The Fort De Soto issue was presaged by resistance to boat ramps.
"Technology made the world a very small place," said Janet Martin, who organized opposition to a Pinellas boat ramp on Travatine Island. A few days after putting up the savetravatineisland.com Web site, she was getting hundreds of petition signatures and offers of help from all over the Tampa Bay area, and even supportive e-mails from England and Switzerland.
Travatine Island was no longer an option.
A similar effort defeated a plan last year to build a boat ramp on Honeymoon Island, where opponents wanted to preserve mangroves. After sharing information online, activists started showing up in force at county meetings and asking hard questions. The pressure also moved Dunedin to oppose the ramp. Pinellas backed off.
"The politicians didn't know what hit them," said Richard Selleg, who was the hub in a web of 100 electronic Honeymoon Island organizers. "They're facing a new kind of reactionary group. It's like the old pamphleteers. It's a new kind of democracy."
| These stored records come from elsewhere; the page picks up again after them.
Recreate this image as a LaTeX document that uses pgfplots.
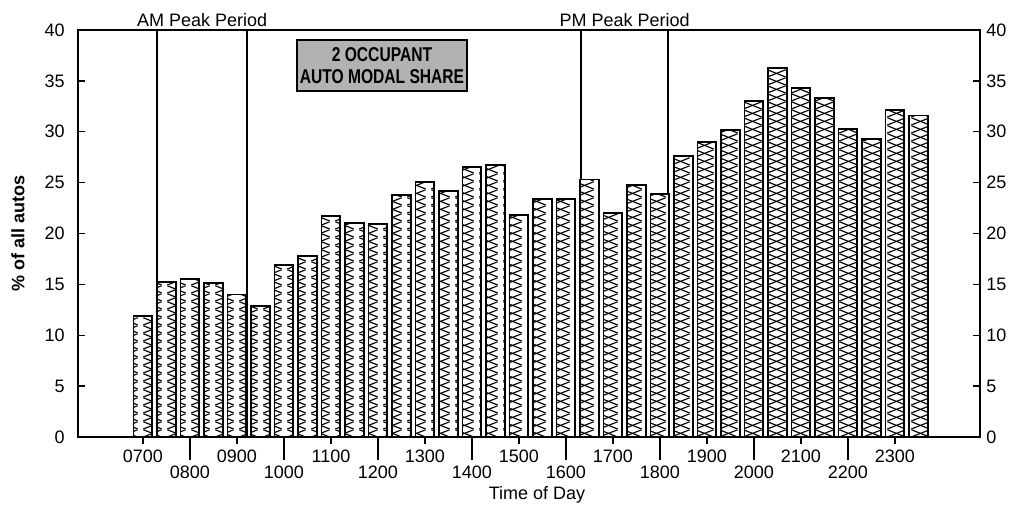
\documentclass[border=0pt]{standalone}
\usepackage{fontspec}
\setmainfont{Liberation Sans}
\newfontfamily\boxfont[FakeStretch=0.78]{Liberation Sans}
\usepackage{pgfplots}
\pgfplotsset{compat=1.18}
\usetikzlibrary{patterns.meta}

% X hatch, one tile per half-hour slot
\tikzdeclarepattern{
  name=barx,
  tile size={(11.75pt,3.8pt)},
  bounding box={(0pt,0pt) and (11.75pt,3.8pt)},
  code={
    \draw[line width=0.6pt] (1.2pt,0pt) -- (10.55pt,3.8pt);
    \draw[line width=0.6pt] (1.2pt,3.8pt) -- (10.55pt,0pt);
  }
}

\begin{document}
\fontsize{9}{10.8}\selectfont
\begin{tikzpicture}
\path[use as bounding box] (-39pt,-34pt) rectangle (468.5pt,218.5pt);

\begin{axis}[
  scale only axis,
  width=451pt, height=203.5pt,
  xmin=5.617, xmax=24.81,
  ymin=0, ymax=40,
  clip=false,
  axis line style={line width=0.9pt},
  tick style={line width=0.7pt, black},
  tick align=outside,
  major tick length=3.5pt,
  xtick pos=bottom,
  xtick={7,9,...,23},
  xticklabels={0700,0900,1100,1300,1500,1700,1900,2100,2300},
  extra x ticks={8,10,...,22},
  extra x tick labels={0800,1000,1200,1400,1600,1800,2000,2200},
  extra x tick style={major tick length=11.5pt},
  ytick={0,5,...,40},
  ytick pos=left,
  y tick style={draw=none},
  /pgf/number format/assume math mode=true,
  xlabel={Time of Day},
  ylabel={\textbf{\% of all autos}},
  xlabel style={at={(axis description cs:0.5,0)}, anchor=center, xshift=4pt, yshift=-29pt},
  ylabel style={at={(axis description cs:0,0.5)}, anchor=center, yshift=30pt},
]
\addplot[line width=0.6pt] coordinates {(7.3,0) (7.3,40)};
\addplot[line width=0.8pt] coordinates {(9.21,0) (9.21,40)};
\addplot[line width=0.8pt] coordinates {(16.32,0) (16.32,40)};
\addplot[line width=0.6pt] coordinates {(18.17,0) (18.17,40)};

\addplot[ybar, bar width=0.4, bar shift=0pt, draw=black, line width=0.9pt,
  fill=white, postaction={pattern=barx}] coordinates {
  (7,11.9) (7.5,15.25) (8,15.5) (8.5,15.15) (9,14.0) (9.5,12.9)
  (10,16.9) (10.5,17.8) (11,21.7) (11.5,21.0) (12,20.9) (12.5,23.8)
  (13,25.1) (13.5,24.2) (14,26.5) (14.5,26.7) (15,21.8) (15.5,23.4)
  (16,23.4) (16.5,25.3) (17,22.0) (17.5,24.8) (18,23.85) (18.5,27.6)
  (19,29.0) (19.5,30.2) (20,33.0) (20.5,36.3) (21,34.3) (21.5,33.35)
  (22,30.3) (22.5,29.3) (23,32.1) (23.5,31.6)
};

\node[anchor=south, inner sep=1.5pt] at (axis cs:8.26,40) {AM Peak Period};
\node[anchor=south, inner sep=1.5pt] at (axis cs:17.25,40) {PM Peak Period};
\node[draw, line width=0.8pt, fill=black!30, minimum width=85pt,
  minimum height=25.5pt, align=center, inner sep=0.5pt,
  font=\boxfont\fontsize{10}{11}\selectfont\bfseries]
  at (axis cs:12.085,36.5) {2 OCCUPANT\\AUTO MODAL SHARE};
\end{axis}

\begin{axis}[
  scale only axis,
  width=451pt, height=203.5pt,
  xmin=5.617, xmax=24.81,
  ymin=0, ymax=40,
  axis line style={line width=0.9pt},
  tick style={line width=0.7pt, black},
  tick align=inside,
  major tick length=3.5pt,
  xtick=\empty,
  ytick={0,5,...,40},
  ytick pos=both,
  yticklabel pos=right,
  /pgf/number format/assume math mode=true,
]
\end{axis}
\end{tikzpicture}
\end{document}
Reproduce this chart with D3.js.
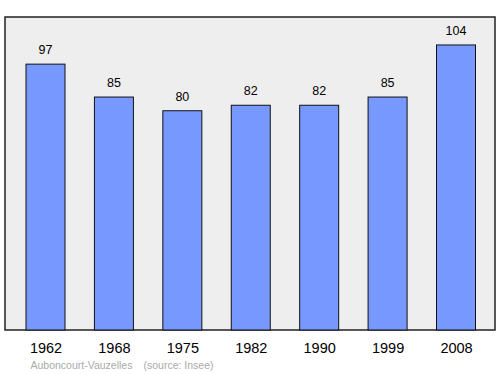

In bucolic Ruskin, disparate people trying to develop a community plan last year faced a developer seeking to build hundreds of homes on the Little Manatee River. After Manatee Bay Associates pulled one plan and offered another, activists started posting documents on a Sierra Club Web site and sharing strategy through online messages.
"We all have jobs and families, so this made it easy for us to participate," said Mariella Smith, a graphic designer and Sierra member who spun out hundreds of e-mails over the Riverton project.
The developer offered the county land in exchange for a rezoning. The plan was approved by every level of staff and advisory board. But faced with 330 letters of opposition and a roomful of protesters, Hillsborough County commissioners killed the plan 4-3.
"Hillsborough is a large county, so it's hard for people to get to meetings, which is why the Internet and e-mail are such great communications tools," said Commissioner Kathy Castor. "We may have recommendations from staff, but there is nothing like hearing from people in the community."
Not every electronic campaign works.
Hillsborough also got thousands of e-mails last year about a ban on gay pride displays. Though most of were opposed, the commissioners didn't change the policy. Castor said the communications had an effect nonetheless, showing officials where not to tread.
From a defeated St. Petersburg Wal-Mart to those resisting a new St. Petersburg shopping center in the Tyrone area to St. Pete Beach activists opposing tall hotels, groups online are finding common cause and strength in numbers.
"People that didn't have a lot of experience with the Internet before do now," said Terry Gannon, a founder of Citizens for Responsible Growth, which opposes St. Pete Beach's redevelopment plans. Gannon's group passes e-mail around its inner circle but also has a Web site explaining its efforts to prospective supporters.
Online tools also are bringing new players into public discourse. Being able to read and respond on one's own schedule opens the playing field for those who can't make public meetings. Recent successes also have a ripple effect. People in Treasure Island asked Margeson's list to coach them in opposing a paved beach walkway; Smith says she is "paying it forward" at the request of groups in Wimauma.
"Technology makes people much more effective than lobbyists," said Rich Cowan, founder of the Organizers Collaborative, a Boston nonprofit that helps activist groups use technology. "When you combine passion and motivation with good tools, you end up with a powerful organization."
Cowan is part of a national movement that has been seeing nonprofit and civic groups like Moveon.org mobilize large numbers with free software. His group shares a huge list of tools and sponsors an annual grass roots technology event. Such electronic activists also are the subject of popular books like Crashing the Gate and An Army of Davids.
"Technology creates the numbers and that creates a perception of power," said Rice of the Sierra Club. "Developers and government officials have to think before they kick over that ant hill."